RECORDED DATA:
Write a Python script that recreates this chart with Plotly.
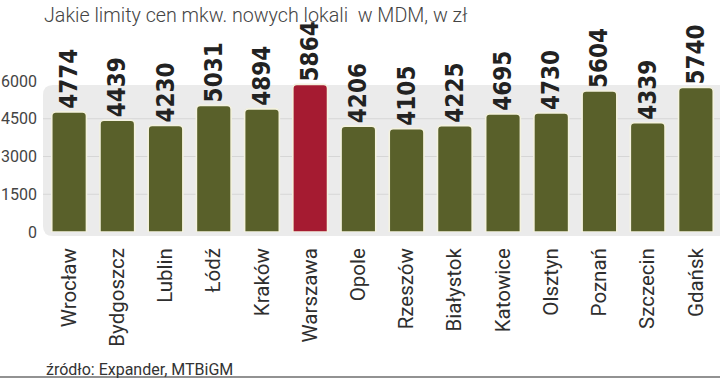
import plotly.graph_objects as go

cities = ["Wrocław", "Bydgoszcz", "Lublin", "Łódź", "Kraków", "Warszawa", "Opole",
          "Rzeszów", "Białystok", "Katowice", "Olsztyn", "Poznań", "Szczecin", "Gdańsk"]
values = [4774, 4439, 4230, 5031, 4894, 5864, 4206, 4105, 4225, 4695, 4730, 5604, 4339, 5740]
highlight = "Warszawa"
y_ticks = [0, 1500, 3000, 4500, 6000]
grid_values = [1500, 3000, 4500]

title_text = "Jakie limity cen mkw. nowych lokali  w MDM, w zł"
source_text = "źródło: Expander, MTBiGM"

OLIVE = "#59602a"
RED = "#a51b31"
colors = [RED if c == highlight else OLIVE for c in cities]

W, H = 720, 379
ML, MR, MT, MB = 45, 0, 81, 147

fig = go.Figure()
fig.add_trace(go.Bar(
    x=cities, y=values,
    marker=dict(color=colors, line=dict(color="#f4f2df", width=1.6), cornerradius=4),
    text=[str(v) for v in values],
    textposition="outside",
    textangle=-90,
    constraintext="none",
    cliponaxis=False,
    textfont=dict(family="Liberation Sans Narrow, DejaVu Sans Condensed, Roboto Condensed, Roboto",
                  size=24, color="#222222", weight="bold"),
    hoverinfo="skip",
))

pw = W - ML - MR
ph = H - MT - MB
px0 = (43 - ML) / pw
px1 = 1.0
py0 = -4 / ph
py1 = (232 - 85) / ph
r = 10
rx = r / pw
ry = r / ph
panel_path = (f"M {px0 + rx},{py0} L {px1},{py0} L {px1},{py1} L {px0 + rx},{py1} "
              f"Q {px0},{py1} {px0},{py1 - ry} L {px0},{py0 + ry} Q {px0},{py0} {px0 + rx},{py0} Z")
shapes = [dict(type="path", path=panel_path, xref="paper", yref="paper",
               fillcolor="#ebebeb", line=dict(width=0), layer="below")]
for g in grid_values:
    shapes.append(dict(type="line", xref="paper", yref="y", x0=px0, x1=1.0, y0=g, y1=g,
                       line=dict(color="#d6d6d6", width=1), layer="below"))
yline = -(377 - MT - ph) / ph
shapes.append(dict(type="line", xref="paper", yref="paper",
                   x0=-ML / pw, x1=1.0, y0=yline, y1=yline,
                   line=dict(color="#6e6e6e", width=1.5)))

fig.update_layout(
    width=W, height=H,
    margin=dict(l=ML, r=MR, t=MT, b=MB, pad=0, autoexpand=False),
    paper_bgcolor="white", plot_bgcolor="rgba(0,0,0,0)",
    bargap=0.28,
    showlegend=False,
    shapes=shapes,
    xaxis=dict(tickangle=-90, showgrid=False, showline=False, zeroline=False, ticks="",
               ticklabelstandoff=11, automargin=False,
               tickfont=dict(family="Roboto, Open Sans, sans-serif", size=20.5, color="#2e2e2e")),
    yaxis=dict(range=[0, 6000], tickvals=y_ticks, ticktext=[str(t) for t in y_ticks],
               showgrid=False, zeroline=False, showline=False, ticks="",
               ticklabelstandoff=7, automargin=False,
               tickfont=dict(family="Roboto, Open Sans, sans-serif", size=16, color="#444444")),
    annotations=[
        dict(text=title_text, xref="paper", yref="paper", x=(42 - ML) / pw, y=1 + (MT - 15) / ph,
             xanchor="left", yanchor="middle", showarrow=False,
             font=dict(family="Roboto, Open Sans, sans-serif", size=19.7, color="#444444", weight=300)),
        dict(text=source_text, xref="paper", yref="paper", x=(44 - ML) / pw, y=-(369 - MT - ph) / ph,
             xanchor="left", yanchor="middle", showarrow=False,
             font=dict(family="Roboto, Open Sans, sans-serif", size=16, color="#333333")),
    ],
)

fig.write_html("out.html", config={"displayModeBar": False},
               post_script="document.body.style.margin='0px';document.body.style.overflow='hidden';")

WHAT TO WORK ON:
Return only the lines from the start of the data through the line that contains "ML, MR, MT, MB = 45, 0, 81, 147", please, copying them exactly and omitting all pictures.

FULL RESPONSE:
Write a Python script that recreates this chart with Plotly.
import plotly.graph_objects as go

cities = ["Wrocław", "Bydgoszcz", "Lublin", "Łódź", "Kraków", "Warszawa", "Opole",
          "Rzeszów", "Białystok", "Katowice", "Olsztyn", "Poznań", "Szczecin", "Gdańsk"]
values = [4774, 4439, 4230, 5031, 4894, 5864, 4206, 4105, 4225, 4695, 4730, 5604, 4339, 5740]
highlight = "Warszawa"
y_ticks = [0, 1500, 3000, 4500, 6000]
grid_values = [1500, 3000, 4500]

title_text = "Jakie limity cen mkw. nowych lokali  w MDM, w zł"
source_text = "źródło: Expander, MTBiGM"

OLIVE = "#59602a"
RED = "#a51b31"
colors = [RED if c == highlight else OLIVE for c in cities]

W, H = 720, 379
ML, MR, MT, MB = 45, 0, 81, 147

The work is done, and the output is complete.